### What you should do
Repeat exactly the lines running from the first line of the data to the line containing "import plotly.graph_objects as go", both ends included, and nothing else; drop the pictures.

^^^^^^^^^^^^^^^^

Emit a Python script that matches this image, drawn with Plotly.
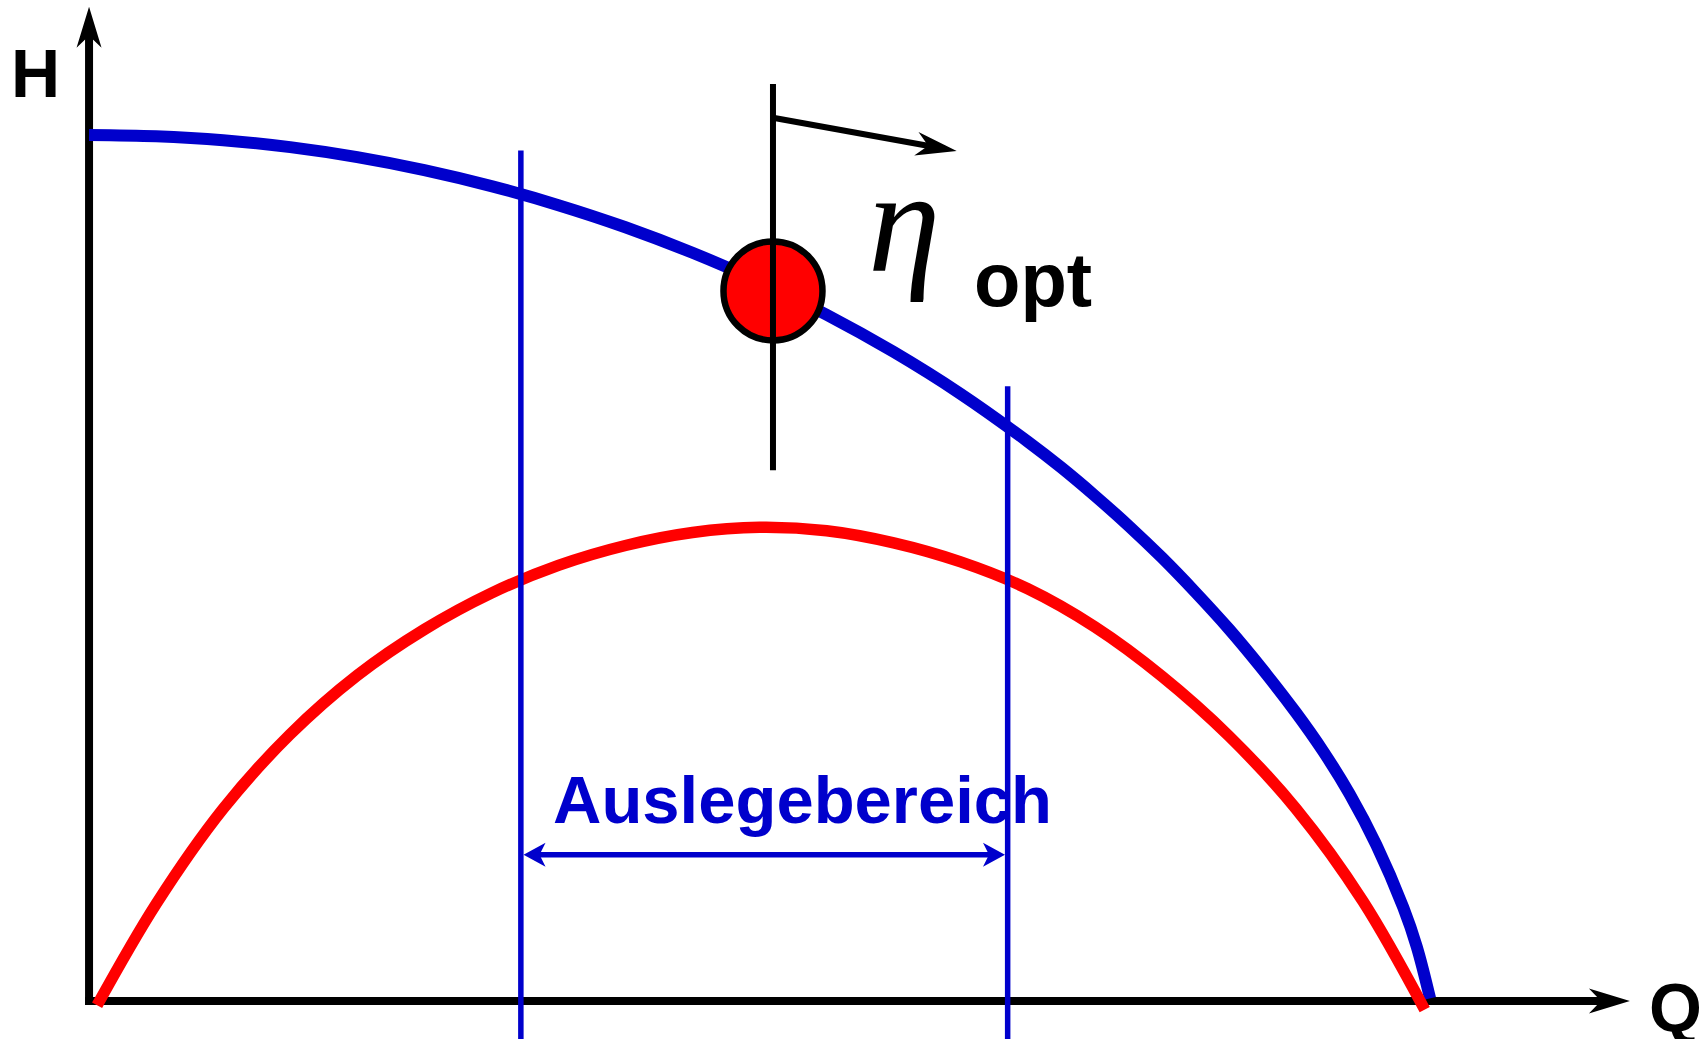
import math
import plotly.graph_objects as go

# ---------------- data (schematic units: Q flow, H head) ----------------
# pump characteristic (H-Q curve, blue)
blue_q = [0, 5, 10, 15, 20, 25, 30, 35, 40, 45, 50, 55, 60, 65, 70, 72.5, 75, 77.5,
          80, 82.5, 85, 87.5, 90, 92, 94, 96, 98, 99, 100]
blue_h = [100.0, 99.85, 99.4, 98.6, 97.45, 95.95, 94.1, 91.9, 89.35, 86.4, 83.05, 79.25,
          74.95, 70.1, 64.6, 61.6, 58.35, 54.9, 51.2, 47.2, 42.95, 38.3, 33.3, 28.9,
          23.9, 18.0, 10.8, 6.3, 0.3]

# efficiency curve (red)
red_q = [0.6, 5, 10, 15, 20, 25, 30, 35, 40, 45, 50, 55, 60, 65, 70, 75, 80, 85,
         90, 95, 99.6]
red_h = [-0.5, 11.2, 22.2, 30.8, 37.6, 42.9, 47.1, 50.3, 52.6, 54.1, 54.7, 54.3,
         52.9, 50.7, 47.6, 43.2, 37.5, 30.6, 22.2, 11.5, -1.0]

# design range (Auslegebereich) limits
range_q = [32.2, 68.5]
range_top_h = [98.2, 71.0]
range_arrow_h = 16.9
range_arrow_q = [32.4, 68.3]

# best efficiency point
opt_q = [51.0]
opt_h = [82.0]
opt_line_h = [105.9, 61.3]
opt_arrow_from = [51.0, 102.0]
opt_arrow_to = [64.7, 98.15]

# axis ends (arrow tips)
q_axis_tip = 114.9
h_axis_tip = 114.8

# ---------------- layout constants ----------------
W, H = 1705, 1039
X_RANGE = [-6.64, 120.5]
Y_RANGE = [-4.39, 115.59]
SX = W / (X_RANGE[1] - X_RANGE[0])   # px per Q unit
SY = H / (Y_RANGE[1] - Y_RANGE[0])   # px per H unit

BLUE = "#0000CC"
RED = "#FF0000"
BLACK = "#000000"

AXIS_W = 8
BLUE_W = 12
RED_W = 11.5
THIN_W = 5.5
BLACK_W = 6


def arrow_path(tip_q, tip_h, from_q, from_h, length, half, notch):
    dx = (tip_q - from_q) * SX
    dy = (tip_h - from_h) * SY
    n = math.hypot(dx, dy)
    ux, uy = dx / n, dy / n
    px, py = -uy, ux

    def pt(a, b):
        return (tip_q + (-a * ux + b * px) / SX, tip_h + (-a * uy + b * py) / SY)

    pts = [pt(0, 0), pt(length, half), pt(notch, 0), pt(length, -half)]
    return "M " + " L ".join(f"{q:.4f},{h:.4f}" for q, h in pts) + " Z"


def back_off(tip_q, tip_h, from_q, from_h, dist_px):
    dx = (tip_q - from_q) * SX
    dy = (tip_h - from_h) * SY
    n = math.hypot(dx, dy)
    return tip_q - dist_px * dx / n / SX, tip_h - dist_px * dy / n / SY


fig = go.Figure()

# curves
fig.add_trace(go.Scatter(x=blue_q, y=blue_h, mode="lines",
                         line=dict(color=BLUE, width=BLUE_W, shape="spline", smoothing=1.0),
                         hoverinfo="skip"))
fig.add_trace(go.Scatter(x=red_q, y=red_h, mode="lines",
                         line=dict(color=RED, width=RED_W, shape="spline", smoothing=1.0),
                         hoverinfo="skip"))
# operating point
fig.add_trace(go.Scatter(x=opt_q, y=opt_h, mode="markers",
                         marker=dict(size=99, color=RED, line=dict(color=BLACK, width=6.5)),
                         hoverinfo="skip"))

shapes = []
# axes (below traces)
ax_x_end = back_off(q_axis_tip, 0, 0, 0, 28)
shapes.append(dict(type="line", xref="x", yref="y", layer="below",
                   x0=-AXIS_W / 2 / SX, y0=0, x1=ax_x_end[0], y1=0,
                   line=dict(color=BLACK, width=AXIS_W)))
shapes.append(dict(type="path", xref="x", yref="y", layer="below",
                   path=arrow_path(q_axis_tip, 0, 0, 0, 41, 12.5, 29),
                   fillcolor=BLACK, line=dict(width=0)))
ax_y_end = back_off(0, h_axis_tip, 0, 0, 28)
shapes.append(dict(type="line", xref="x", yref="y", layer="below",
                   x0=0, y0=-AXIS_W / 2 / SY, x1=0, y1=ax_y_end[1],
                   line=dict(color=BLACK, width=AXIS_W)))
shapes.append(dict(type="path", xref="x", yref="y", layer="below",
                   path=arrow_path(0, h_axis_tip, 0, 0, 41, 12.5, 29),
                   fillcolor=BLACK, line=dict(width=0)))

# design range vertical lines
for q, top in zip(range_q, range_top_h):
    shapes.append(dict(type="line", xref="x", yref="y", layer="above",
                       x0=q, y0=top, x1=q, y1=Y_RANGE[0] - 2,
                       line=dict(color=BLUE, width=THIN_W)))

# double arrow of the design range
a0, a1 = range_arrow_q
l0 = back_off(a0, range_arrow_h, a1, range_arrow_h, 14)
l1 = back_off(a1, range_arrow_h, a0, range_arrow_h, 14)
shapes.append(dict(type="line", xref="x", yref="y", layer="above",
                   x0=l0[0], y0=range_arrow_h, x1=l1[0], y1=range_arrow_h,
                   line=dict(color=BLUE, width=5.5)))
shapes.append(dict(type="path", xref="x", yref="y", layer="above",
                   path=arrow_path(a0, range_arrow_h, a1, range_arrow_h, 22, 12, 16),
                   fillcolor=BLUE, line=dict(width=0)))
shapes.append(dict(type="path", xref="x", yref="y", layer="above",
                   path=arrow_path(a1, range_arrow_h, a0, range_arrow_h, 22, 12, 16),
                   fillcolor=BLUE, line=dict(width=0)))

# black vertical line through optimum
shapes.append(dict(type="line", xref="x", yref="y", layer="above",
                   x0=opt_q[0], y0=opt_line_h[0], x1=opt_q[0], y1=opt_line_h[1],
                   line=dict(color=BLACK, width=BLACK_W)))
# arrow pointing right
e = back_off(opt_arrow_to[0], opt_arrow_to[1], opt_arrow_from[0], opt_arrow_from[1], 28)
shapes.append(dict(type="line", xref="x", yref="y", layer="above",
                   x0=opt_arrow_from[0], y0=opt_arrow_from[1], x1=e[0], y1=e[1],
                   line=dict(color=BLACK, width=BLACK_W)))
shapes.append(dict(type="path", xref="x", yref="y", layer="above",
                   path=arrow_path(opt_arrow_to[0], opt_arrow_to[1],
                                   opt_arrow_from[0], opt_arrow_from[1], 41, 12, 29),
                   fillcolor=BLACK, line=dict(width=0)))

SANS = "Liberation Sans, Arial, Helvetica, sans-serif"
annotations = [
    dict(x=-4.0, y=107.2, text="H", font=dict(family=SANS, size=68, color=BLACK, weight="bold")),
    dict(x=118.3, y=-0.7, text="Q", font=dict(family=SANS, size=68, color=BLACK, weight="bold")),
    dict(x=60.8, y=90.0, text="η",
         font=dict(family="Liberation Serif, Times New Roman, serif", size=146,
                   color=BLACK, style="italic")),
    dict(x=70.4, y=83.3, text="opt", font=dict(family=SANS, size=76, color=BLACK, weight="bold")),
    dict(x=53.2, y=23.3, text="Auslegebereich",
         font=dict(family=SANS, size=67, color=BLUE, weight="bold")),
]
for a in annotations:
    a.update(xref="x", yref="y", showarrow=False, xanchor="center", yanchor="middle")

fig.update_layout(
    width=W, height=H,
    margin=dict(l=0, r=0, t=0, b=0, pad=0),
    paper_bgcolor="white", plot_bgcolor="white",
    showlegend=False,
    xaxis=dict(range=X_RANGE, visible=False, fixedrange=True),
    yaxis=dict(range=Y_RANGE, visible=False, fixedrange=True),
    shapes=shapes,
    annotations=annotations,
)

fig.write_html("out.html", config={"displayModeBar": False},
               post_script="document.body.style.margin='0px';document.body.style.overflow='hidden';")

^^^^^^^^^^^^^^^^

### Full answer
Emit a Python script that matches this image, drawn with Plotly.
import math
import plotly.graph_objects as go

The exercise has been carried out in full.